(Extracted records)
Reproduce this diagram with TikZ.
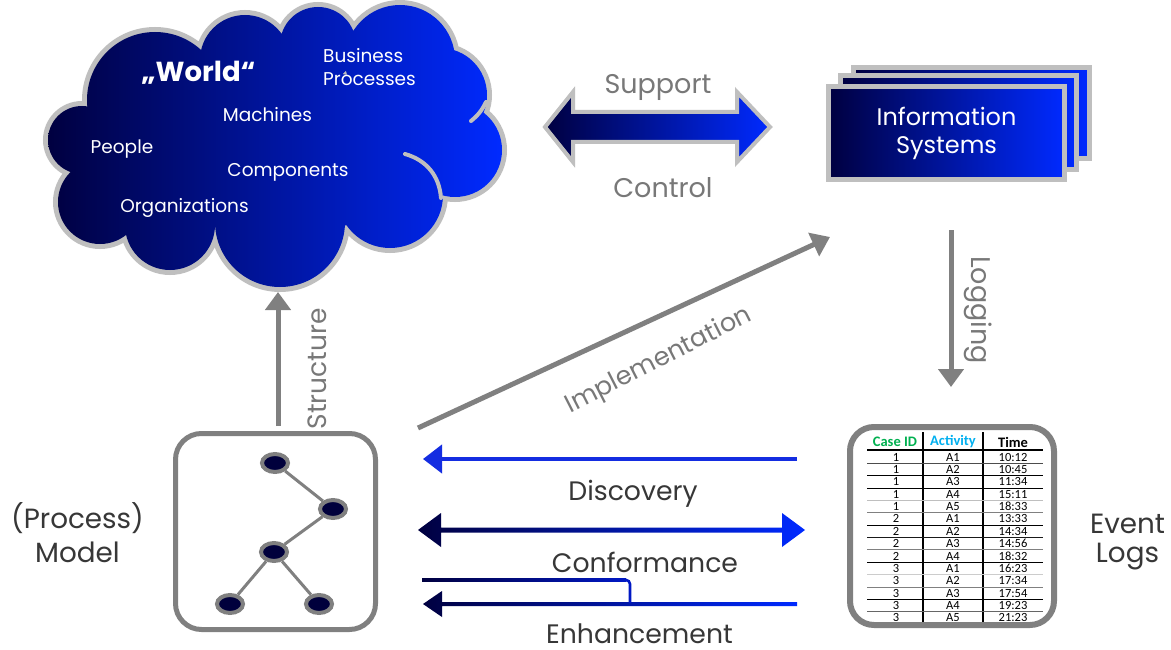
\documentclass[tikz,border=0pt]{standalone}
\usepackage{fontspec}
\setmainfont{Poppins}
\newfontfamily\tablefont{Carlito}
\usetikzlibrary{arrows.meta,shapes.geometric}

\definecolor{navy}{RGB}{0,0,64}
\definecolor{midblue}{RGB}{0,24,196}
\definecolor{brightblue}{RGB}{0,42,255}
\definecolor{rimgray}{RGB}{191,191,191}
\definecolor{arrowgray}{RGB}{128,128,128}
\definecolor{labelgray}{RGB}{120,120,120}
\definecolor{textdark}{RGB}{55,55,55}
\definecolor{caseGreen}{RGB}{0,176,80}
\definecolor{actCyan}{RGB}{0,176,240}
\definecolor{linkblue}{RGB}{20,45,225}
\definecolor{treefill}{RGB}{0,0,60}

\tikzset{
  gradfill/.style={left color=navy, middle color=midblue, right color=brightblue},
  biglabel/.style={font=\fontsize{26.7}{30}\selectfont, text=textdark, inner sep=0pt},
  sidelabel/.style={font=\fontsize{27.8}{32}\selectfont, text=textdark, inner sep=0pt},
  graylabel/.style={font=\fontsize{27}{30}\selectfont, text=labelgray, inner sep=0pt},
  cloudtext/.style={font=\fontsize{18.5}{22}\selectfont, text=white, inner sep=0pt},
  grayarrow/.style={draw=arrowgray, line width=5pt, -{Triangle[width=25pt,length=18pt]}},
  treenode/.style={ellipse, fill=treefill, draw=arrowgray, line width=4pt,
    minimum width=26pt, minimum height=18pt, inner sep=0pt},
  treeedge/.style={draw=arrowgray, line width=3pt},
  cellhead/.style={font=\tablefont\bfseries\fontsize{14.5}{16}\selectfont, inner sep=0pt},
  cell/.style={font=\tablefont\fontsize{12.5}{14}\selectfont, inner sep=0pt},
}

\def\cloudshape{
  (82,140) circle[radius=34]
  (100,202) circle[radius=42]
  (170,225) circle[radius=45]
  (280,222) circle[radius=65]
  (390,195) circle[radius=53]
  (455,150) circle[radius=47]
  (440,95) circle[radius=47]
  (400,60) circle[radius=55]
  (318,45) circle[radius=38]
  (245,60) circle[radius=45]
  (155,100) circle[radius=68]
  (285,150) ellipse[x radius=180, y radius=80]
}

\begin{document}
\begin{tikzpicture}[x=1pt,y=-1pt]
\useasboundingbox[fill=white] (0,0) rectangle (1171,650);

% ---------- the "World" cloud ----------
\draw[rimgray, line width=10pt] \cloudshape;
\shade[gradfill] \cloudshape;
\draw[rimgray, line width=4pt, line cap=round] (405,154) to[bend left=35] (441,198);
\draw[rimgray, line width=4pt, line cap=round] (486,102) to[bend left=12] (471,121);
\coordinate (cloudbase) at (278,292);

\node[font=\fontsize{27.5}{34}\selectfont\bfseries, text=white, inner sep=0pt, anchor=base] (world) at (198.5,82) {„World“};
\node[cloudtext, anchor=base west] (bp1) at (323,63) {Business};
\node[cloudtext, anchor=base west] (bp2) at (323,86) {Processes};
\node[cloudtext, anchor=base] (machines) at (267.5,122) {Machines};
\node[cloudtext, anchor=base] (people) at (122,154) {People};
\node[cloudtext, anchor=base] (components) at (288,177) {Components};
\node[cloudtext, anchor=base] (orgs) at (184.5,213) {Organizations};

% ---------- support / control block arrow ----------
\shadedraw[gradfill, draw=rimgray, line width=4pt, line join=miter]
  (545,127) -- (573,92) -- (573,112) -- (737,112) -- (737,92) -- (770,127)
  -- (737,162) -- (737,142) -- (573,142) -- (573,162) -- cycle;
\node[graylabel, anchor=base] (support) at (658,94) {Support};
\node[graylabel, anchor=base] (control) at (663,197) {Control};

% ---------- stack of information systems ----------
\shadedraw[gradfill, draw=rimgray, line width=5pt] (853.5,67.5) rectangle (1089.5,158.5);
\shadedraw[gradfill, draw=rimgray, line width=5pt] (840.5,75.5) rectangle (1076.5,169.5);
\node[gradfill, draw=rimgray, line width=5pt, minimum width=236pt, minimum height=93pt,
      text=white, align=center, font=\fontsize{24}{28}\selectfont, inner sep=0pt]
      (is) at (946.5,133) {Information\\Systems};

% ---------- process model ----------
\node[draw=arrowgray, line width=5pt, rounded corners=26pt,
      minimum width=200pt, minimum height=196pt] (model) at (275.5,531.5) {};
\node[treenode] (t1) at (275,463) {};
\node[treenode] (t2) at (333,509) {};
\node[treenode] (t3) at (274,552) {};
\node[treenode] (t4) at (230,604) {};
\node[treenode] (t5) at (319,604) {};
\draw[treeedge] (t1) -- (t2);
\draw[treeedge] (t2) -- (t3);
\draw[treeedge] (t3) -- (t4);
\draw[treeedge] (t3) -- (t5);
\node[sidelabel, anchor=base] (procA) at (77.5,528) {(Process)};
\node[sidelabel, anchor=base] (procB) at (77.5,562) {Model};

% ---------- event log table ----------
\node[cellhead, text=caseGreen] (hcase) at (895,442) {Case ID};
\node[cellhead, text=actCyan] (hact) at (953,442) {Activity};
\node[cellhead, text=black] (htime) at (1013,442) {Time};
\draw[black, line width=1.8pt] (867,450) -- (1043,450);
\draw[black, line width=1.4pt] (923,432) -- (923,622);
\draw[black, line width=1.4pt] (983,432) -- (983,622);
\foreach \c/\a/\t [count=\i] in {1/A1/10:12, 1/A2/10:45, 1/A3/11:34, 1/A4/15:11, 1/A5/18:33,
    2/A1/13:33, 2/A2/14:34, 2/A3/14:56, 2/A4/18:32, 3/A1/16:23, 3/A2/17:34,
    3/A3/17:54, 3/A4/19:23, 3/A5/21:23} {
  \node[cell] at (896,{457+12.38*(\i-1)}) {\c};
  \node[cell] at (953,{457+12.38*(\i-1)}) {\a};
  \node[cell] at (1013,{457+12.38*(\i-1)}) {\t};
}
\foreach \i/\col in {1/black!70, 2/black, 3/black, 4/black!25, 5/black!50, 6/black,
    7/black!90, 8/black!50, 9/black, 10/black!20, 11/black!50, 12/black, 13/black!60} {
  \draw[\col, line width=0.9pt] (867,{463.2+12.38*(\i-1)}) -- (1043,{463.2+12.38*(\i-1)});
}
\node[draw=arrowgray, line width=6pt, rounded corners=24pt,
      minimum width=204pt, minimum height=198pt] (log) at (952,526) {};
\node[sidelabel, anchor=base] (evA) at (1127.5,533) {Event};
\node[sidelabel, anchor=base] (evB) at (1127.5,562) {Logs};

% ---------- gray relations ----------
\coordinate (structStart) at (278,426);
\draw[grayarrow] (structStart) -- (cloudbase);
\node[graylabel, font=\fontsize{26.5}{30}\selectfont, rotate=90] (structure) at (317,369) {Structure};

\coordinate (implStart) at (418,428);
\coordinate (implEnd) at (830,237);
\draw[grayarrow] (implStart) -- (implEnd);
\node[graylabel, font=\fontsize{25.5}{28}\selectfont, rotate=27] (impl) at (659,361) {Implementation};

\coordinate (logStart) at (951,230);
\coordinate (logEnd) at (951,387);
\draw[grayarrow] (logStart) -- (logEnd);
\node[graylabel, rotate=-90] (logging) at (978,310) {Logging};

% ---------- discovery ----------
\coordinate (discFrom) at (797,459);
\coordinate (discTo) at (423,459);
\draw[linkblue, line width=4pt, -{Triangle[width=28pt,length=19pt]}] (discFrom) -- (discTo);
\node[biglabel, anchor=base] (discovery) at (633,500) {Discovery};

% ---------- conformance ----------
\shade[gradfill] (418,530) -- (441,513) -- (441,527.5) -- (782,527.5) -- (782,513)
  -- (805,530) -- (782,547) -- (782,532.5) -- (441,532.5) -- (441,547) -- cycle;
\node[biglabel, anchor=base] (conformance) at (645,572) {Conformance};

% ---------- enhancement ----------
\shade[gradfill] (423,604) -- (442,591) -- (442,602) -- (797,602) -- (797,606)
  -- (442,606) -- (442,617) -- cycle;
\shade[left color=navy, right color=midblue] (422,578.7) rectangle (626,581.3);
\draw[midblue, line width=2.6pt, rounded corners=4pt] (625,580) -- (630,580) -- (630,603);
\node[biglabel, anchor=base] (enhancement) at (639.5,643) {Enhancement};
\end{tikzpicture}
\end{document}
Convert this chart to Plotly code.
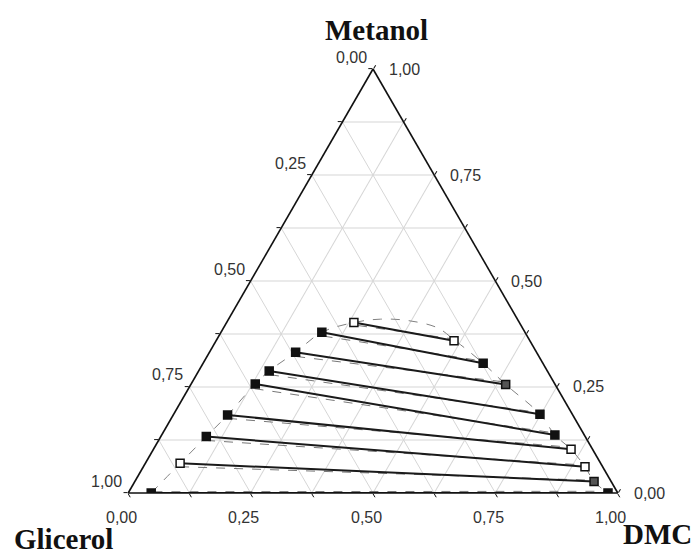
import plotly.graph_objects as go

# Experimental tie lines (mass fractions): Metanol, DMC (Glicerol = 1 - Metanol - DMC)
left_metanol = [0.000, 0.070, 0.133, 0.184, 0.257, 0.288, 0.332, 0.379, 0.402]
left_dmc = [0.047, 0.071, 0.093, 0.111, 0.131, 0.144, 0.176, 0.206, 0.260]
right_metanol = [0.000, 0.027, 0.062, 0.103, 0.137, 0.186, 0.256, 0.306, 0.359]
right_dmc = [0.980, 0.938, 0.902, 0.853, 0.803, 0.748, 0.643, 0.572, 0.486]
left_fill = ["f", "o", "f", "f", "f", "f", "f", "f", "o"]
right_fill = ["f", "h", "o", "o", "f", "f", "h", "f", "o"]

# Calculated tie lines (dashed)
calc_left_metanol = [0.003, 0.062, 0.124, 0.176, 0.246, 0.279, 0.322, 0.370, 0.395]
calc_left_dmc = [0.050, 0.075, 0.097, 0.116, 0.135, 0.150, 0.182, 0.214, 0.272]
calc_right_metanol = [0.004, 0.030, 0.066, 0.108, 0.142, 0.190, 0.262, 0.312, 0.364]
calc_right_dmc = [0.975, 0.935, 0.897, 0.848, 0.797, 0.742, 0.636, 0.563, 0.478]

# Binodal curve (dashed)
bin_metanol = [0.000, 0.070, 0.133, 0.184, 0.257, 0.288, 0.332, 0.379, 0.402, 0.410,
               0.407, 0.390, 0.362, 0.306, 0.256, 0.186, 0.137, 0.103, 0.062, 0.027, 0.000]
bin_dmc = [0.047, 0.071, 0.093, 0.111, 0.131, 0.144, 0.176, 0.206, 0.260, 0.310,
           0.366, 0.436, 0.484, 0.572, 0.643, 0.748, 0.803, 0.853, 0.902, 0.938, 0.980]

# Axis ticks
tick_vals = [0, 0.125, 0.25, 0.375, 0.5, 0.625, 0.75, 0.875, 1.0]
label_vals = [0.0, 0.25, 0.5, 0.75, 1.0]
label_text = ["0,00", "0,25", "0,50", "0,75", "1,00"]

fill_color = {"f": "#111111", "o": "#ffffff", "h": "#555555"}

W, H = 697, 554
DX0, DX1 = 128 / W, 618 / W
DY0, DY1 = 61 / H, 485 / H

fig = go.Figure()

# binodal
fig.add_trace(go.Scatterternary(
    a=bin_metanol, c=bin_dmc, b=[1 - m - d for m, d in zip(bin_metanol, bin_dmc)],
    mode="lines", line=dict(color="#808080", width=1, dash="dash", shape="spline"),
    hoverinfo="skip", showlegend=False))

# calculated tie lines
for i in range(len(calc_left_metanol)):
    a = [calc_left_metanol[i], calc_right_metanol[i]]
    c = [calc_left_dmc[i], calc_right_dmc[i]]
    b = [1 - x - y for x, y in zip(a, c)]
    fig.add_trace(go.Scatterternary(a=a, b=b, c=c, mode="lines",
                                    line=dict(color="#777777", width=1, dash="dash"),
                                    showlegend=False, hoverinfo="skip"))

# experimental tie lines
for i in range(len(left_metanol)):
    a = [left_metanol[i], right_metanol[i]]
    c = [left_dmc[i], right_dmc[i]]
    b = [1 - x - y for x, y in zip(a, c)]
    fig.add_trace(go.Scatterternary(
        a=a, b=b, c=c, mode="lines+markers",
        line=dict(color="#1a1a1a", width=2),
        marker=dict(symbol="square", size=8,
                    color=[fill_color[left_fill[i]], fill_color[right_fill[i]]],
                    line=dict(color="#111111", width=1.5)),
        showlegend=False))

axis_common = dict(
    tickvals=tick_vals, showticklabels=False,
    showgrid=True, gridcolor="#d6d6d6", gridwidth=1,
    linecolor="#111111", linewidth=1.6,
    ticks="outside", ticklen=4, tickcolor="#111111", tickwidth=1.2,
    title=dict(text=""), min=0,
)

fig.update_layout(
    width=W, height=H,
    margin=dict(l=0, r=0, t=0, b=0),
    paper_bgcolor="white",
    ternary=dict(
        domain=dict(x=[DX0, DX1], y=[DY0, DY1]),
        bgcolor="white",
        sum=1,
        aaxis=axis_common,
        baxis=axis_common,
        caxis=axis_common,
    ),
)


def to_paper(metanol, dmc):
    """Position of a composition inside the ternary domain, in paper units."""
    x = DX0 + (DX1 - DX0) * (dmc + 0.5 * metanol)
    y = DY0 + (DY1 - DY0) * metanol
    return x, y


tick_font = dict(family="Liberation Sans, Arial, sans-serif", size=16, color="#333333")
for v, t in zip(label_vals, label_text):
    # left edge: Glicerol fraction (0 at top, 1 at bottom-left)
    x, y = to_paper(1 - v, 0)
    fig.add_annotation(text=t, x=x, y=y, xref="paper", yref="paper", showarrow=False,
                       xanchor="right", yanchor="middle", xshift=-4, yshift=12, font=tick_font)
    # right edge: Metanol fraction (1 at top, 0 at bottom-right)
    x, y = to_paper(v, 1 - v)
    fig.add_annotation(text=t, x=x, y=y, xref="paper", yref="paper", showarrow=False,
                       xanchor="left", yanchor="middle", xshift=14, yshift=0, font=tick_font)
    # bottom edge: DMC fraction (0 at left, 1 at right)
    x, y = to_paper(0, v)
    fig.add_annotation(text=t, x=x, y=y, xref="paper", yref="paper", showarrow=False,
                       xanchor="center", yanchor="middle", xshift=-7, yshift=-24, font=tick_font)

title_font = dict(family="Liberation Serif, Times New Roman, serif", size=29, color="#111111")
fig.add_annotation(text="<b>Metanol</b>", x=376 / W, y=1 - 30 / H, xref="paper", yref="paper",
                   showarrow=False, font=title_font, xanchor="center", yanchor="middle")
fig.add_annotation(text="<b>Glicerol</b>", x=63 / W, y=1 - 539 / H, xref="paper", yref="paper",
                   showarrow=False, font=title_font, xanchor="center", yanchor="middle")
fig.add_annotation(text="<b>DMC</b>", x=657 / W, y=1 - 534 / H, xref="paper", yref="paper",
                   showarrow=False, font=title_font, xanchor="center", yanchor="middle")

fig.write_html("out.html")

What you will do: Write out the lines from the one containing "Convert this chart to Plotly code." down to the one containing "import plotly.graph_objects as go", both included, exactly as they appear. Leave out any pictures.

Expected answer:
Convert this chart to Plotly code.
import plotly.graph_objects as go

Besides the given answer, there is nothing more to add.